** Problem details **
Make an exact copy of each entry, leaving out every picture.

** Input material **
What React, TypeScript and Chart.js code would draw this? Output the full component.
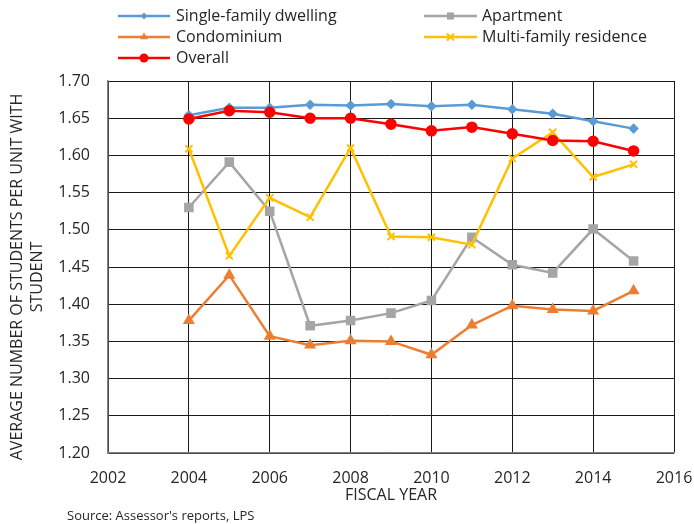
import React, { useEffect, useRef } from "react";
import { Chart, registerables } from "chart.js";

Chart.register(...registerables);

const years = [2004, 2005, 2006, 2007, 2008, 2009, 2010, 2011, 2012, 2013, 2014, 2015];
const singleFamily = [1.654, 1.664, 1.664, 1.668, 1.667, 1.669, 1.666, 1.668, 1.662, 1.656, 1.646, 1.636];
const apartment = [1.530, 1.591, 1.525, 1.371, 1.378, 1.388, 1.405, 1.490, 1.453, 1.442, 1.501, 1.458];
const condominium = [1.378, 1.439, 1.357, 1.345, 1.351, 1.350, 1.332, 1.372, 1.398, 1.393, 1.391, 1.418];
const multiFamily = [1.609, 1.465, 1.543, 1.517, 1.610, 1.491, 1.490, 1.480, 1.596, 1.631, 1.571, 1.588];
const overall = [1.649, 1.660, 1.658, 1.650, 1.650, 1.642, 1.633, 1.638, 1.629, 1.620, 1.619, 1.606];

const seriesNames = ["Single-family dwelling", "Apartment", "Condominium", "Multi-family residence", "Overall"];
const yTitleLines = ["AVERAGE NUMBER OF STUDENTS PER UNIT WITH", "STUDENT"];
const xTitle = "FISCAL YEAR";
const sourceText = "Source: Assessor's reports, LPS";

const FONT = "'Open Sans', sans-serif";
const TEXT = "#262626";

function drawMarker(ctx: CanvasRenderingContext2D, style: string, x: number, y: number, r: number, color: string) {
  ctx.save();
  ctx.fillStyle = color;
  ctx.strokeStyle = color;
  ctx.lineWidth = 2;
  ctx.beginPath();
  if (style === "circle") {
    ctx.arc(x, y, r, 0, Math.PI * 2);
    ctx.fill();
  } else if (style === "rect") {
    const s = r * Math.SQRT1_2;
    ctx.rect(x - s, y - s, 2 * s, 2 * s);
    ctx.fill();
  } else if (style === "rectRot") {
    ctx.moveTo(x, y - r);
    ctx.lineTo(x + r, y);
    ctx.lineTo(x, y + r);
    ctx.lineTo(x - r, y);
    ctx.closePath();
    ctx.fill();
  } else if (style === "triangle") {
    ctx.moveTo(x, y - r);
    ctx.lineTo(x + r * 0.866, y + r * 0.5);
    ctx.lineTo(x - r * 0.866, y + r * 0.5);
    ctx.closePath();
    ctx.fill();
  } else if (style === "crossRot") {
    const s = r * Math.SQRT1_2;
    ctx.moveTo(x - s, y - s);
    ctx.lineTo(x + s, y + s);
    ctx.moveTo(x - s, y + s);
    ctx.lineTo(x + s, y - s);
    ctx.stroke();
  }
  ctx.restore();
}

const decorPlugin = {
  id: "decor",
  afterDraw(chart: any) {
    const ctx: CanvasRenderingContext2D = chart.ctx;
    const area = chart.chartArea;
    ctx.save();
    // legend
    const cols = [
      { lx0: 118, lx1: 170, tx: 176 },
      { lx0: 424, lx1: 477, tx: 482 },
    ];
    const rowsY = [16, 37, 58];
    const layout = [
      [0, 0],
      [1, 0],
      [0, 1],
      [1, 1],
      [0, 2],
    ];
    chart.data.datasets.forEach((ds: any, i: number) => {
      const [c, r] = layout[i];
      const col = cols[c];
      const y = rowsY[r];
      ctx.strokeStyle = ds.borderColor;
      ctx.lineWidth = 2.5;
      ctx.beginPath();
      ctx.moveTo(col.lx0, y);
      ctx.lineTo(col.lx1, y);
      ctx.stroke();
      drawMarker(ctx, ds.pointStyle, (col.lx0 + col.lx1) / 2, y, ds.pointRadius, ds.borderColor);
      ctx.fillStyle = TEXT;
      ctx.font = `16px ${FONT}`;
      ctx.textAlign = "left";
      ctx.textBaseline = "middle";
      ctx.fillText(ds.label, col.tx, y);
    });
    // y title
    ctx.save();
    ctx.translate(0, 277);
    ctx.rotate(-Math.PI / 2);
    ctx.font = `16px ${FONT}`;
    ctx.fillStyle = TEXT;
    ctx.textAlign = "center";
    ctx.textBaseline = "middle";
    ctx.fillText(yTitleLines[0], 0, 17);
    ctx.fillText(yTitleLines[1], 0, 37);
    ctx.restore();
    // x title
    ctx.font = `16px ${FONT}`;
    ctx.fillStyle = TEXT;
    ctx.textAlign = "center";
    ctx.textBaseline = "middle";
    ctx.fillText(xTitle, (area.left + area.right) / 2, 495);
    // source
    ctx.font = `13px ${FONT}`;
    ctx.textAlign = "left";
    ctx.fillText(sourceText, 67, 516);
    ctx.restore();
  },
};

export default function App() {
  const ref = useRef<HTMLCanvasElement | null>(null);

  useEffect(() => {
    if (!ref.current) return;
    const mk = (vals: number[]) => years.map((y, i) => ({ x: y, y: vals[i] }));
    const chart = new Chart(ref.current, {
      type: "line",
      data: {
        datasets: [
          {
            label: seriesNames[0],
            data: mk(singleFamily),
            borderColor: "#5B9BD5",
            backgroundColor: "#5B9BD5",
            pointStyle: "rectRot",
            pointRadius: 3.5,
            borderWidth: 2.5,
            order: 5,
          },
          {
            label: seriesNames[1],
            data: mk(apartment),
            borderColor: "#A5A5A5",
            backgroundColor: "#A5A5A5",
            pointStyle: "rect",
            pointRadius: 5,
            borderWidth: 2.5,
            order: 4,
          },
          {
            label: seriesNames[2],
            data: mk(condominium),
            borderColor: "#ED7D31",
            backgroundColor: "#ED7D31",
            pointStyle: "triangle",
            pointRadius: 4.5,
            borderWidth: 2.5,
            order: 3,
          },
          {
            label: seriesNames[3],
            data: mk(multiFamily),
            borderColor: "#FFC000",
            backgroundColor: "#FFC000",
            pointStyle: "crossRot",
            pointRadius: 5,
            pointBorderWidth: 2,
            borderWidth: 2.5,
            order: 2,
          },
          {
            label: seriesNames[4],
            data: mk(overall),
            borderColor: "#FF0000",
            backgroundColor: "#FF0000",
            pointStyle: "circle",
            pointRadius: 4.5,
            borderWidth: 2.5,
            order: 1,
          },
        ] as any,
      },
      options: {
        animation: false,
        responsive: false,
        maintainAspectRatio: false,
        layout: { padding: { top: 81, right: 20, left: 0, bottom: 0 } },
        plugins: { legend: { display: false }, tooltip: { enabled: false } },
        elements: { line: { tension: 0 } },
        scales: {
          x: {
            type: "linear",
            min: 2002,
            max: 2016,
            ticks: {
              stepSize: 2,
              padding: 16,
              color: TEXT,
              font: { family: FONT, size: 16 },
              callback: (v: any) => String(v),
            },
            grid: { color: "#1a1a1a", lineWidth: 1, drawTicks: false },
            border: { color: "#7f7f7f", width: 1.5 },
            afterFit: (s: any) => {
              s.height = 71;
              s.paddingLeft = 0;
              s.paddingRight = 0;
            },
          },
          y: {
            min: 1.2,
            max: 1.7,
            ticks: {
              stepSize: 0.05,
              padding: 18,
              color: TEXT,
              font: { family: FONT, size: 16 },
              callback: (v: any) => Number(v).toFixed(2),
            },
            grid: { color: "#1a1a1a", lineWidth: 1, drawTicks: false },
            border: { color: "#7f7f7f", width: 1.5 },
            afterFit: (s: any) => {
              s.width = 108;
              s.paddingTop = 0;
              s.paddingBottom = 0;
            },
          },
        },
      } as any,
      plugins: [decorPlugin],
    });
    return () => chart.destroy();
  }, []);

  return (
    <div style={{ position: "fixed", left: 0, top: 0, width: 694, height: 524, background: "#fff" }}>
      <canvas ref={ref} width={694} height={524} style={{ width: 694, height: 524, display: "block" }} />
    </div>
  );
}
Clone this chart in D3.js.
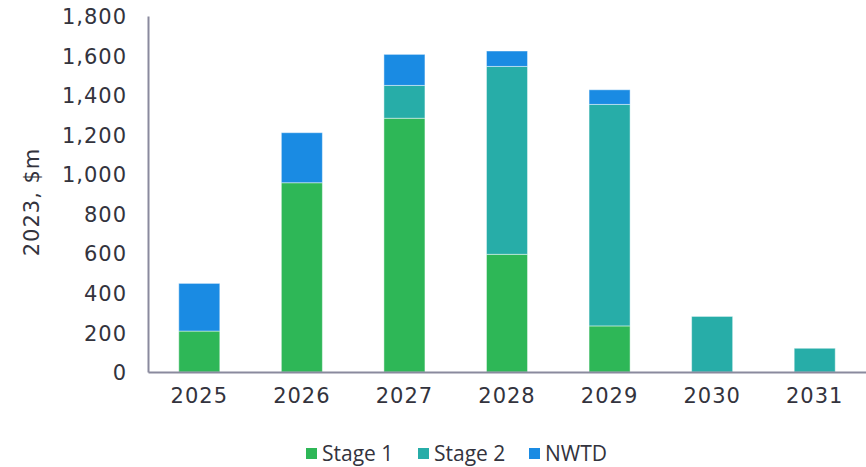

** Solution below **
What React, TypeScript and Chart.js code would draw this? Output the full component.
import React, { useEffect, useRef } from "react";
import { Chart, registerables } from "chart.js";

Chart.register(...registerables);

const years = [2004, 2005, 2006, 2007, 2008, 2009, 2010, 2011, 2012, 2013, 2014, 2015];
const singleFamily = [1.654, 1.664, 1.664, 1.668, 1.667, 1.669, 1.666, 1.668, 1.662, 1.656, 1.646, 1.636];
const apartment = [1.530, 1.591, 1.525, 1.371, 1.378, 1.388, 1.405, 1.490, 1.453, 1.442, 1.501, 1.458];
const condominium = [1.378, 1.439, 1.357, 1.345, 1.351, 1.350, 1.332, 1.372, 1.398, 1.393, 1.391, 1.418];
const multiFamily = [1.609, 1.465, 1.543, 1.517, 1.610, 1.491, 1.490, 1.480, 1.596, 1.631, 1.571, 1.588];
const overall = [1.649, 1.660, 1.658, 1.650, 1.650, 1.642, 1.633, 1.638, 1.629, 1.620, 1.619, 1.606];

const seriesNames = ["Single-family dwelling", "Apartment", "Condominium", "Multi-family residence", "Overall"];
const yTitleLines = ["AVERAGE NUMBER OF STUDENTS PER UNIT WITH", "STUDENT"];
const xTitle = "FISCAL YEAR";
const sourceText = "Source: Assessor's reports, LPS";

const FONT = "'Open Sans', sans-serif";
const TEXT = "#262626";

function drawMarker(ctx: CanvasRenderingContext2D, style: string, x: number, y: number, r: number, color: string) {
  ctx.save();
  ctx.fillStyle = color;
  ctx.strokeStyle = color;
  ctx.lineWidth = 2;
  ctx.beginPath();
  if (style === "circle") {
    ctx.arc(x, y, r, 0, Math.PI * 2);
    ctx.fill();
  } else if (style === "rect") {
    const s = r * Math.SQRT1_2;
    ctx.rect(x - s, y - s, 2 * s, 2 * s);
    ctx.fill();
  } else if (style === "rectRot") {
    ctx.moveTo(x, y - r);
    ctx.lineTo(x + r, y);
    ctx.lineTo(x, y + r);
    ctx.lineTo(x - r, y);
    ctx.closePath();
    ctx.fill();
  } else if (style === "triangle") {
    ctx.moveTo(x, y - r);
    ctx.lineTo(x + r * 0.866, y + r * 0.5);
    ctx.lineTo(x - r * 0.866, y + r * 0.5);
    ctx.closePath();
    ctx.fill();
  } else if (style === "crossRot") {
    const s = r * Math.SQRT1_2;
    ctx.moveTo(x - s, y - s);
    ctx.lineTo(x + s, y + s);
    ctx.moveTo(x - s, y + s);
    ctx.lineTo(x + s, y - s);
    ctx.stroke();
  }
  ctx.restore();
}

const decorPlugin = {
  id: "decor",
  afterDraw(chart: any) {
    const ctx: CanvasRenderingContext2D = chart.ctx;
    const area = chart.chartArea;
    ctx.save();
    // legend
    const cols = [
      { lx0: 118, lx1: 170, tx: 176 },
      { lx0: 424, lx1: 477, tx: 482 },
    ];
    const rowsY = [16, 37, 58];
    const layout = [
      [0, 0],
      [1, 0],
      [0, 1],
      [1, 1],
      [0, 2],
    ];
    chart.data.datasets.forEach((ds: any, i: number) => {
      const [c, r] = layout[i];
      const col = cols[c];
      const y = rowsY[r];
      ctx.strokeStyle = ds.borderColor;
      ctx.lineWidth = 2.5;
      ctx.beginPath();
      ctx.moveTo(col.lx0, y);
      ctx.lineTo(col.lx1, y);
      ctx.stroke();
      drawMarker(ctx, ds.pointStyle, (col.lx0 + col.lx1) / 2, y, ds.pointRadius, ds.borderColor);
      ctx.fillStyle = TEXT;
      ctx.font = `16px ${FONT}`;
      ctx.textAlign = "left";
      ctx.textBaseline = "middle";
      ctx.fillText(ds.label, col.tx, y);
    });
    // y title
    ctx.save();
    ctx.translate(0, 277);
    ctx.rotate(-Math.PI / 2);
    ctx.font = `16px ${FONT}`;
    ctx.fillStyle = TEXT;
    ctx.textAlign = "center";
    ctx.textBaseline = "middle";
    ctx.fillText(yTitleLines[0], 0, 17);
    ctx.fillText(yTitleLines[1], 0, 37);
    ctx.restore();
    // x title
    ctx.font = `16px ${FONT}`;
    ctx.fillStyle = TEXT;
    ctx.textAlign = "center";
    ctx.textBaseline = "middle";
    ctx.fillText(xTitle, (area.left + area.right) / 2, 495);
    // source
    ctx.font = `13px ${FONT}`;
    ctx.textAlign = "left";
    ctx.fillText(sourceText, 67, 516);
    ctx.restore();
  },
};

export default function App() {
  const ref = useRef<HTMLCanvasElement | null>(null);

  useEffect(() => {
    if (!ref.current) return;
    const mk = (vals: number[]) => years.map((y, i) => ({ x: y, y: vals[i] }));
    const chart = new Chart(ref.current, {
      type: "line",
      data: {
        datasets: [
          {
            label: seriesNames[0],
            data: mk(singleFamily),
            borderColor: "#5B9BD5",
            backgroundColor: "#5B9BD5",
            pointStyle: "rectRot",
            pointRadius: 3.5,
            borderWidth: 2.5,
            order: 5,
          },
          {
            label: seriesNames[1],
            data: mk(apartment),
            borderColor: "#A5A5A5",
            backgroundColor: "#A5A5A5",
            pointStyle: "rect",
            pointRadius: 5,
            borderWidth: 2.5,
            order: 4,
          },
          {
            label: seriesNames[2],
            data: mk(condominium),
            borderColor: "#ED7D31",
            backgroundColor: "#ED7D31",
            pointStyle: "triangle",
            pointRadius: 4.5,
            borderWidth: 2.5,
            order: 3,
          },
          {
            label: seriesNames[3],
            data: mk(multiFamily),
            borderColor: "#FFC000",
            backgroundColor: "#FFC000",
            pointStyle: "crossRot",
            pointRadius: 5,
            pointBorderWidth: 2,
            borderWidth: 2.5,
            order: 2,
          },
          {
            label: seriesNames[4],
            data: mk(overall),
            borderColor: "#FF0000",
            backgroundColor: "#FF0000",
            pointStyle: "circle",
            pointRadius: 4.5,
            borderWidth: 2.5,
            order: 1,
          },
        ] as any,
      },
      options: {
        animation: false,
        responsive: false,
        maintainAspectRatio: false,
        layout: { padding: { top: 81, right: 20, left: 0, bottom: 0 } },
        plugins: { legend: { display: false }, tooltip: { enabled: false } },
        elements: { line: { tension: 0 } },
        scales: {
          x: {
            type: "linear",
            min: 2002,
            max: 2016,
            ticks: {
              stepSize: 2,
              padding: 16,
              color: TEXT,
              font: { family: FONT, size: 16 },
              callback: (v: any) => String(v),
            },
            grid: { color: "#1a1a1a", lineWidth: 1, drawTicks: false },
            border: { color: "#7f7f7f", width: 1.5 },
            afterFit: (s: any) => {
              s.height = 71;
              s.paddingLeft = 0;
              s.paddingRight = 0;
            },
          },
          y: {
            min: 1.2,
            max: 1.7,
            ticks: {
              stepSize: 0.05,
              padding: 18,
              color: TEXT,
              font: { family: FONT, size: 16 },
              callback: (v: any) => Number(v).toFixed(2),
            },
            grid: { color: "#1a1a1a", lineWidth: 1, drawTicks: false },
            border: { color: "#7f7f7f", width: 1.5 },
            afterFit: (s: any) => {
              s.width = 108;
              s.paddingTop = 0;
              s.paddingBottom = 0;
            },
          },
        },
      } as any,
      plugins: [decorPlugin],
    });
    return () => chart.destroy();
  }, []);

  return (
    <div style={{ position: "fixed", left: 0, top: 0, width: 694, height: 524, background: "#fff" }}>
      <canvas ref={ref} width={694} height={524} style={{ width: 694, height: 524, display: "block" }} />
    </div>
  );
}
Clone this chart in D3.js.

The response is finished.